Naar inhoud springen

Slag bij Deorham

Uit Wikipedia, de vrije encyclopedie
Slag bij Deorham
Onderdeel van Angelsaksische verovering van Engeland
Slag bij Deorham (Engeland (hoofdbetekenis))
Slag bij Deorham
Datum 577
Locatie bij Deorham, Gloucestershire, Engeland
Resultaat Overwinning voor Wessex
Strijdende partijen
Koninkrijk Wessex verschillende Romano-Britse koninkrijken
Leiders en commandanten
Ceawlin van Wessex Commail†
Condida†
Farinmail†
Troepensterkte
onbekend onbekend

De Slag bij Deorham vond in het jaar 577 plaats in het westen van Engeland bij wat nu het dorpje Dyrham in Gloucestershire is. De slag vond plaats nadat koning Ceawlin van Wessex een aanval opende op de Romano-Britse koninkrijken ten oosten van het Kanaal van Bristol.
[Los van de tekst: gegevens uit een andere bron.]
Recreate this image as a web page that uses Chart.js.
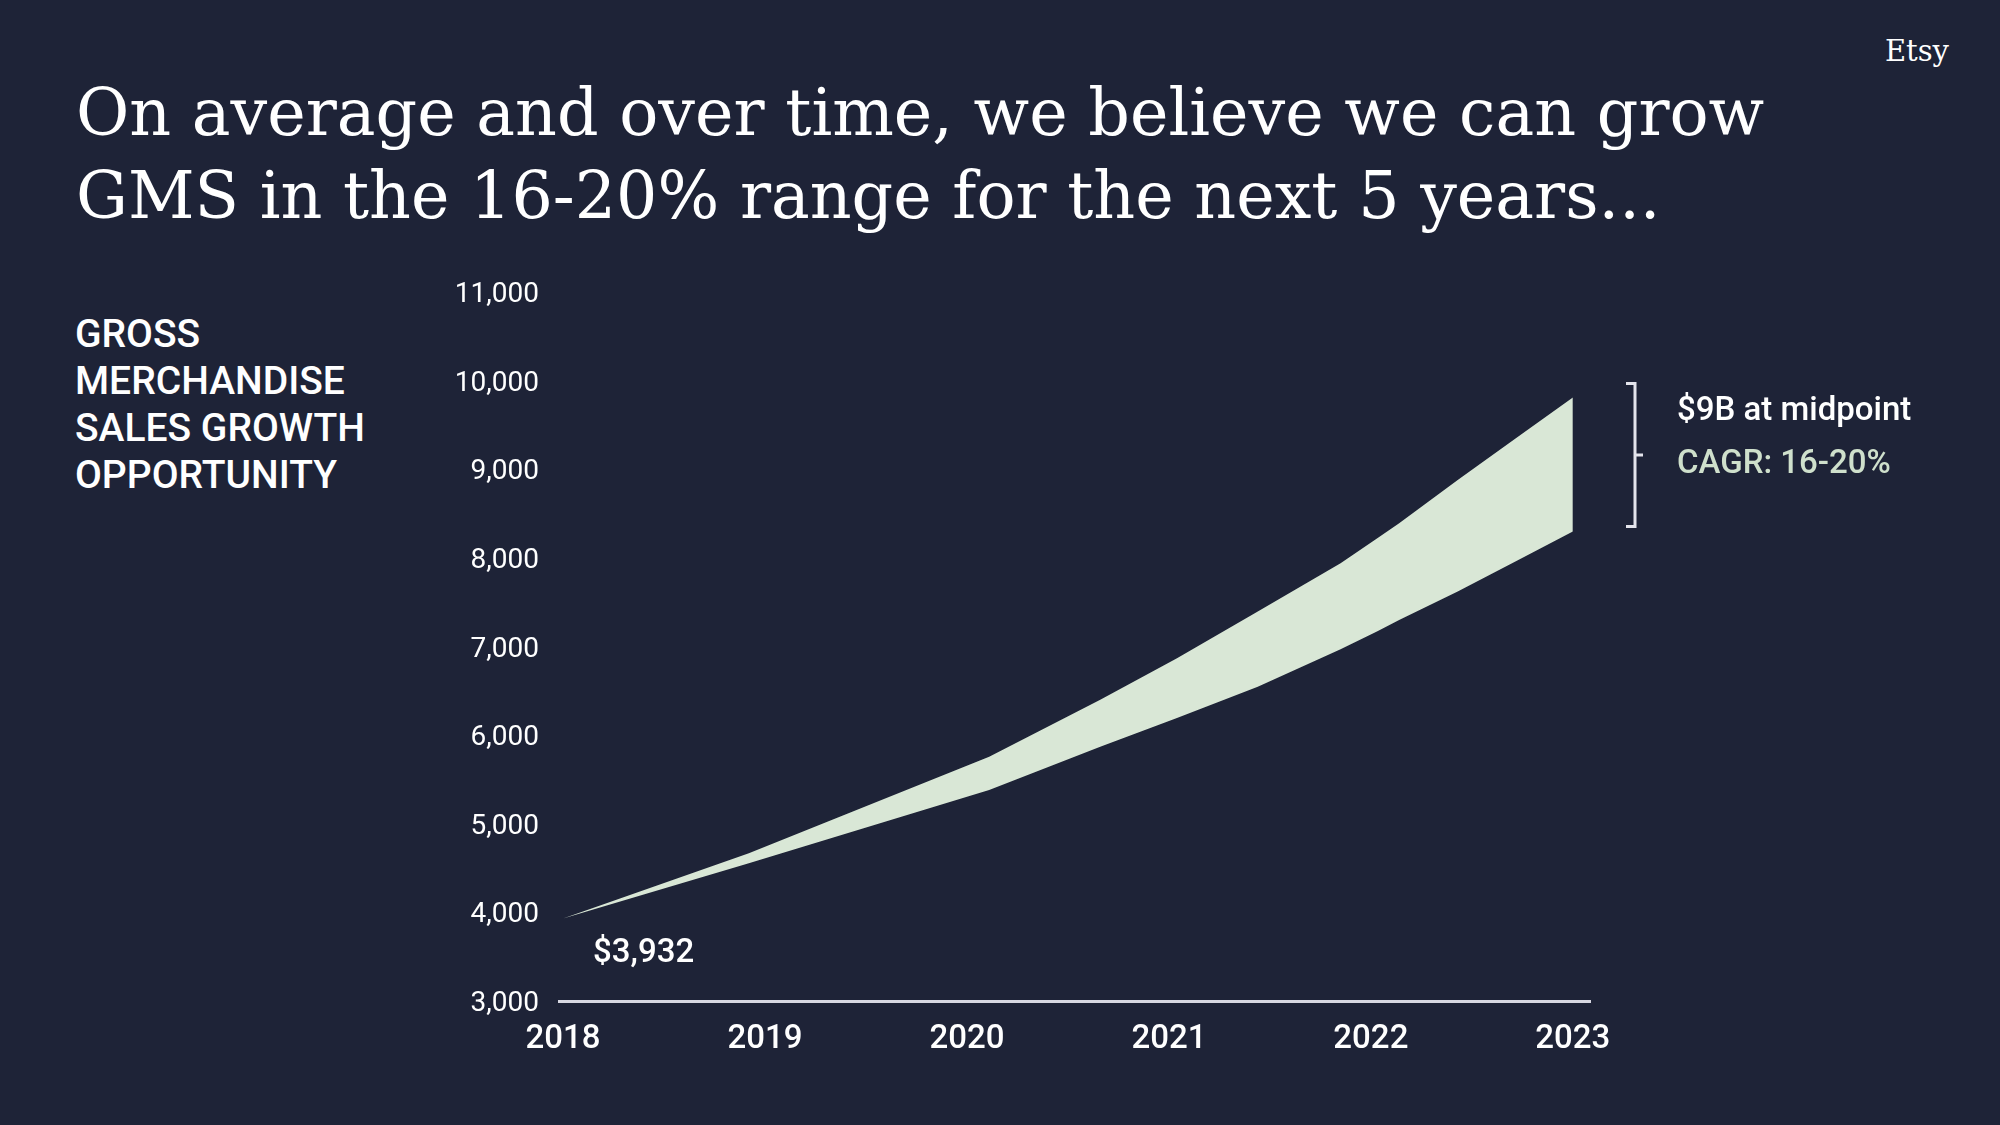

Sinds het midden van de 5e eeuw waren grote aantallen Angelen, Saksen en Juten de Noordzee overgestoken om zich te vestigen in Brittannië. In eerste instantie traden ze in dienst bij de verschillende Britse koningen als huurlingen tegen de Picten en de Schotten, maar al snel keerden zij zich tegen hun opdrachtgevers en stichtten kleine koninkrijken. In het zuiden van Engeland werden de koninkrijken Wessex, Kent, Sussex, Essex en East Anglia gevormd en in het noorden stichtten de Angelen de koninkrijken Deira en Bernicia. De opmars van de invallers vorderde gestaag en omstreeks 500 kon er grofweg een lijn door Brittannië getrokken worden van het noordoosten naar het zuidwesten; het gebied ten noordwesten van de lijn was in handen van de Romano-Britten en het gebied ten zuidoosten ervan was in handen van de Angelsaksen gevallen. Rond de eeuwwisseling leden de invallers echter een gevoelige nederlaag in de Slag bij Mons Badonicus. In de veertig jaar die volgden keerden veel Angelsaksen terug naar hun stamlanden in het huidige Duitsland en werden de Angelsaksen weer in zuidoostelijke richting teruggedreven.

Omstreeks 550 hervatten de Angelsaksische koninkrijken hun aanvallen op de Britten en de Angelsaksen zegevierden bij Searoburh (Salisbury) in 552, bij Beranburh in 556 en bij Bedcanford in 571. Deze overwinningen verzwakten de Britten, maar leidde niet tot een beslissende doorbraak. Soms kwam het voor dat een Angelsaksische koninkrijk machtiger was dan de andere koninkrijken en de koning van het betreffende koninkrijk kreeg de prestigieuze titel bretwalda en de nominale leiding over de heptarchie. In de zeventiger jaren van de 6e eeuw had Ceawlin van Wessex de titel van bretwalda verworven. Ceawlin wilde zijn koninkrijk in noordelijke richting uitbreiden en stak in 577 de frontlijn over.

Over de slag zelf is weinig bekend. Zo is niet bekend hoeveel troepen deelnamen aan de strijd en welke Britse koninkrijken tegenover de West-Saksen stonden. Wel is bekend dat de slag de beslissende slag was in de strijd tussen de Britten en de Angelsaksische invallers. De Britten leden een vernietigende nederlaag en de West-Saksen namen de rijke steden Gloucester, Cirencester en Bath in. Ook werd in de decennia die volgden op de slag de Angelsaksische heerschappij uitgebreid tot aan de Severn, waardoor de Britten van Wales (over land) werden afgesneden van de Britten van Devon en Cornwall. Doordat de Britse aanwezigheid in het gebied afbrokkelde, zag een groep Angelen zijn kans schoon om het koninkrijk Mercia op te richten. De slag bij Deorham was de laatste grote veldslag tussen de Britten en de Angelsaksen en in de eeuwen daarna zou de grens worden vastgelegd langs de huidige grens tussen Wales en Engeland.